■ Directions ■
Search the records for "matplotlib" and copy each line that holds it.

Source data
════════════════════
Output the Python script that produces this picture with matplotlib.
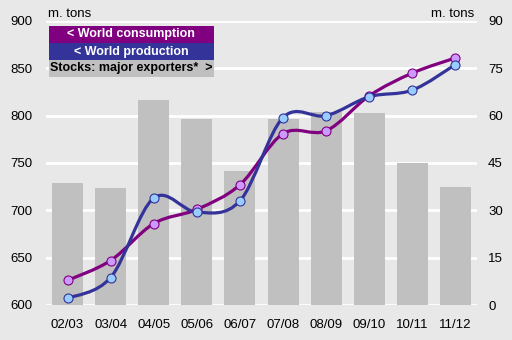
import numpy as np
import matplotlib
matplotlib.use("Agg")
import matplotlib.pyplot as plt
from matplotlib.path import Path
from matplotlib.patches import PathPatch, Rectangle

plt.rcParams['font.family'] = ['Liberation Sans', 'DejaVu Sans']

# marketing years
seasons = ["02/03", "03/04", "04/05", "05/06", "06/07", "07/08", "08/09", "09/10", "10/11", "11/12"]
# world consumption / production (m. tons, left axis)
consumption = [626, 647, 686, 701, 727, 781, 784, 821, 845, 861]
production = [607, 629, 713, 698, 710, 798, 800, 820, 827, 854]
# stocks of major exporters (m. tons, right axis)
stocks = [38.7, 37.1, 65.0, 59.0, 42.5, 59.0, 61.2, 60.8, 45.0, 37.4]

bg = "#E8E8E8"
bar_col = "#C0C0C0"
cons_col, cons_mk = "#800080", "#CC99FF"
prod_col, prod_mk = "#333399", "#99CCFF"


def smooth_path(x, y, k=1.0 / 6):
    # cubic bezier through the points, catmull-rom style tangents
    x = np.asarray(x, float)
    y = np.asarray(y, float)
    n = len(x)
    verts = [(x[0], y[0])]
    codes = [Path.MOVETO]
    for i in range(n - 1):
        i0 = max(i - 1, 0)
        i3 = min(i + 2, n - 1)
        c1 = (x[i] + (x[i + 1] - x[i0]) * k, y[i] + (y[i + 1] - y[i0]) * k)
        c2 = (x[i + 1] - (x[i3] - x[i]) * k, y[i + 1] - (y[i3] - y[i]) * k)
        verts += [c1, c2, (x[i + 1], y[i + 1])]
        codes += [Path.CURVE4] * 3
    return Path(verts, codes)


fig = plt.figure(figsize=(5.12, 3.4), dpi=100, facecolor=bg)
ax = fig.add_axes([46 / 512, 35 / 340, 431 / 512, 284 / 340])
ax.set_facecolor(bg)

xs = np.arange(len(seasons))

# stocks as bars on the right-hand scale
ax.bar(xs, stocks, width=0.72, color=bar_col, zorder=2)
ax.set_ylim(0, 90)
ax.set_yticks(np.arange(0, 91, 15))
ax.grid(axis='y', color='white', linewidth=2, zorder=0)
ax.set_axisbelow(True)
ax.set_xlim(-0.5, len(seasons) - 0.5)
ax.set_xticks(xs)
ax.set_xticklabels(seasons)
for s in ax.spines.values():
    s.set_visible(False)

# consumption and production on the left-hand scale
ax2 = ax.twinx()
ax2.set_ylim(600, 900)
ax2.set_yticks(np.arange(600, 901, 50))
ax2.yaxis.tick_left()
ax.yaxis.tick_right()
ax2.patch.set_visible(False)
for s in ax2.spines.values():
    s.set_visible(False)

ax.tick_params(length=0, labelsize=9.5, colors='black')
ax.tick_params(axis='y', pad=8)
ax.tick_params(axis='x', pad=10)
ax2.tick_params(length=0, labelsize=9.5, pad=10)

for vals, lc, mc in [(consumption, cons_col, cons_mk), (production, prod_col, prod_mk)]:
    ax2.add_patch(PathPatch(smooth_path(xs, vals), facecolor='none', edgecolor=lc,
                            linewidth=2.3, zorder=3))
    ax2.plot(xs, vals, linestyle='none', marker='o', markersize=6.5,
             markerfacecolor=mc, markeredgecolor=lc, markeredgewidth=0.8, zorder=4)

fig.text(48 / 512, 1 - 14 / 340, "m. tons", fontsize=9.5, va='center', ha='left')
fig.text(474 / 512, 1 - 14 / 340, "m. tons", fontsize=9.5, va='center', ha='right')

# legend blocks
legend_rows = [("< World consumption", cons_col, 'white'),
               ("< World production", prod_col, 'white'),
               ("Stocks: major exporters*  >", bar_col, 'black')]
for i, (txt, fc, tc) in enumerate(legend_rows):
    top = 26 + 17 * i
    fig.patches.append(Rectangle((49 / 512, 1 - (top + 17) / 340), 165 / 512, 17 / 340,
                                 transform=fig.transFigure, facecolor=fc, edgecolor='none',
                                 zorder=5))
    fig.text(131 / 512, 1 - (top + 8.5) / 340, txt, color=tc, fontsize=9,
             fontweight='bold', ha='center', va='center', zorder=6)

fig.savefig("out.png", dpi=100, facecolor=bg)
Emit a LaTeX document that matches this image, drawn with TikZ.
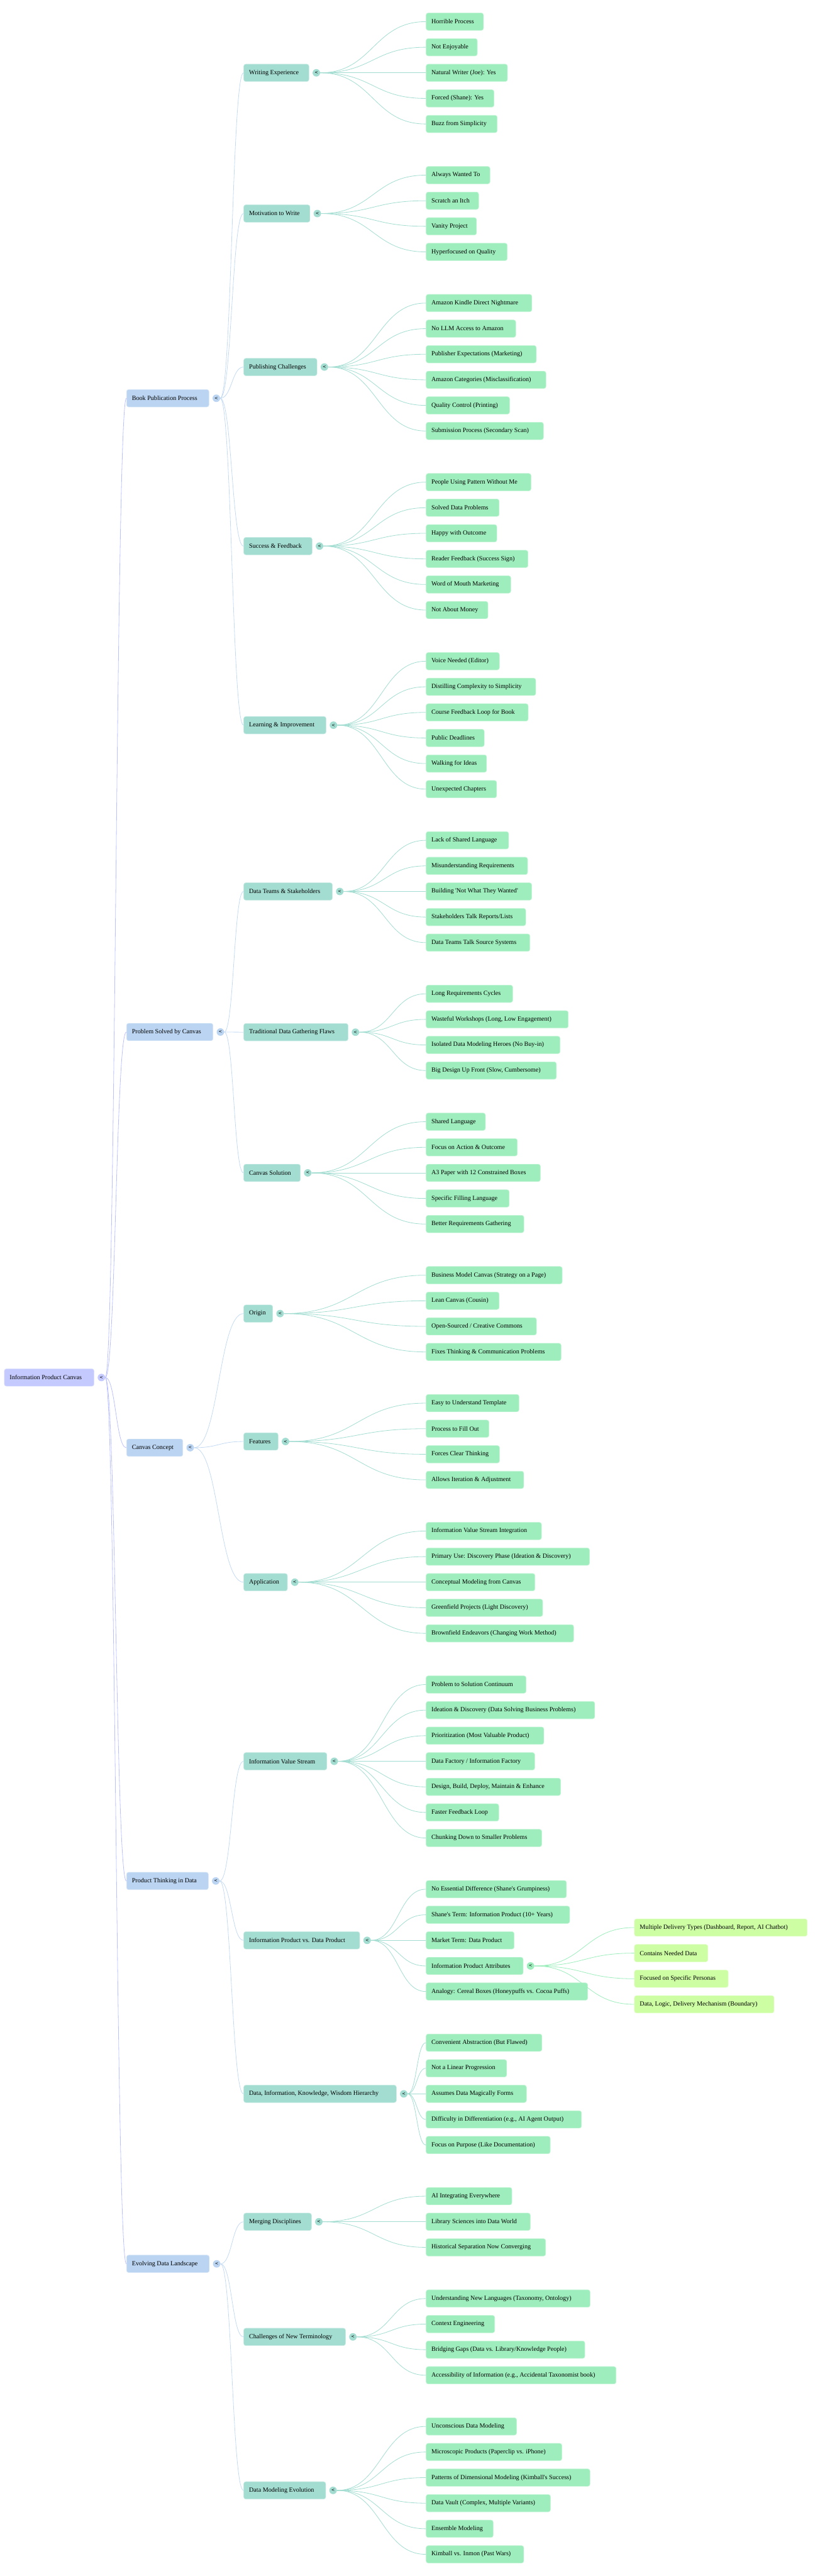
════════════════════
■ Full solution ■
Output the Python script that produces this picture with matplotlib.
import matplotlib
matplotlib.use("Agg")
import matplotlib.pyplot as plt
from matplotlib.path import Path
from matplotlib.patches import PathPatch, Rectangle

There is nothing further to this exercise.